Commenting on the pressure on governments to take over the payment of bad private-sector loans, a senior Malaysian commercial litigation lawyer, Mr Gurdial Singh Nijar, said: "It is a fundamental principle of contract law that only parties to a contract have rights and obligations."

"So if there is a contract between a foreign lender and a local borrower, it is not right to impose any obligation on anyone else upon the breach of any terms of the contract."

Nijar said that in Commonwealth countries this was a central concept known as "privity of contract".

"To impose fresh obligations on a government in respect of a failed contractual relationship is not only unfair but against this basic legal tenet. Thus if this were proposed as an IMF condition it would be improper and the government is within its right legally to refuse this obligation on this basis."
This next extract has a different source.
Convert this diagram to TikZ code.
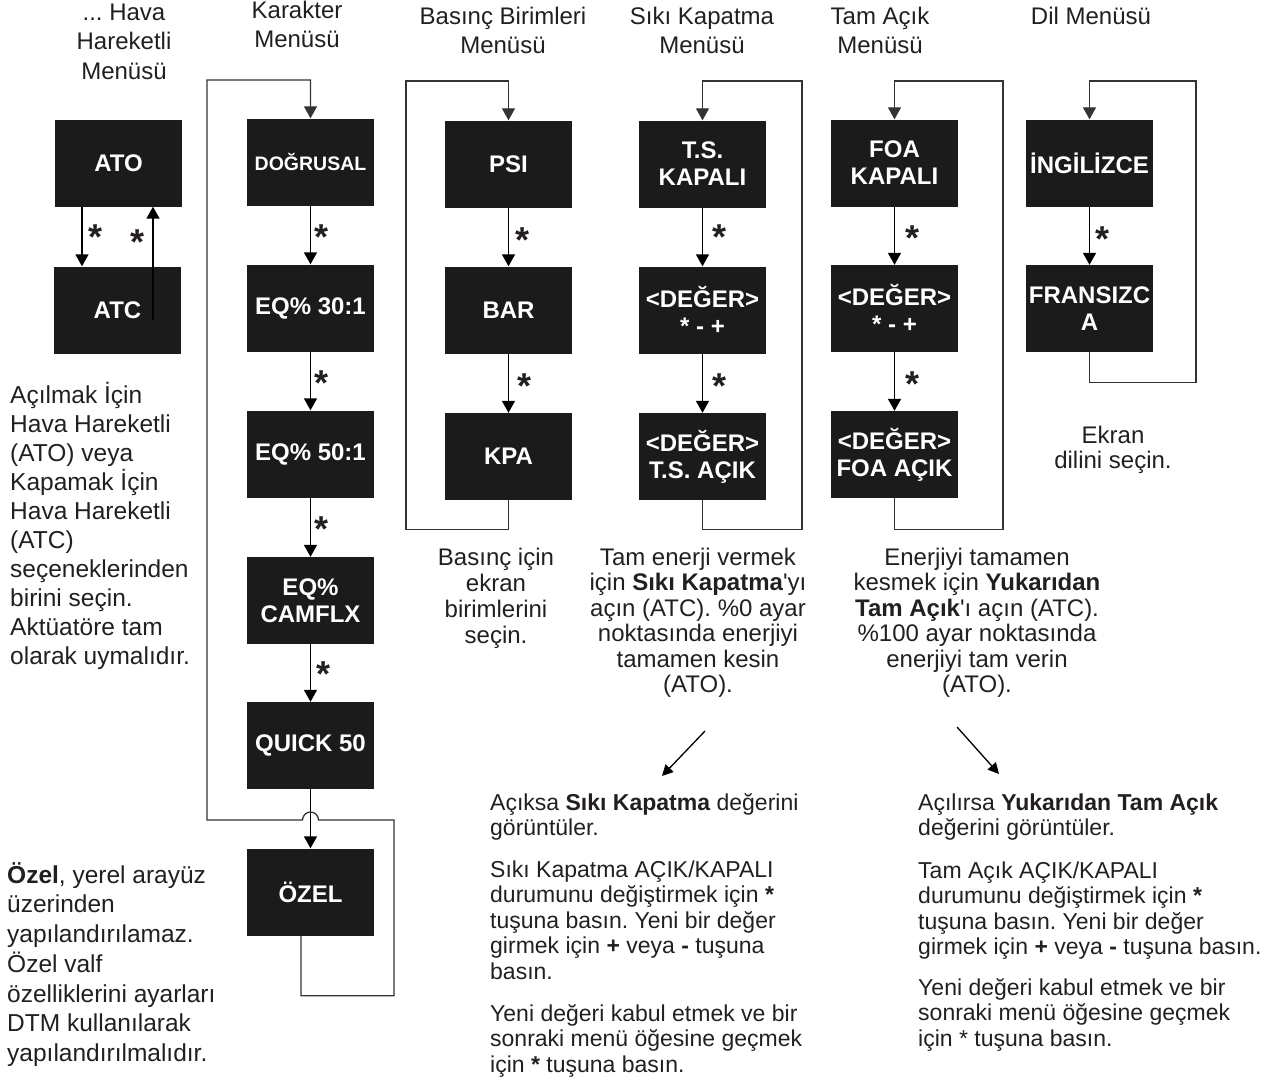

Nijar added that if a local company could not service its foreign- currency loan from a foreign bank, the bank can take action to realise the securities on which the loans are given.

"It can act to wind up the company and realise its assets to pay back at least part of the loan. And if there are guarantors for the loans, they too can be sued."

Since these actions can be legitimately taken by the international banks, concluded Nijar, they should not be given the added privilege that their non-performing loans to the private sector be now guaranteed or taken over by the government. (Third World Economics No.176, 1-15 January 1998)

Martin Khor is the Director of Third World Network.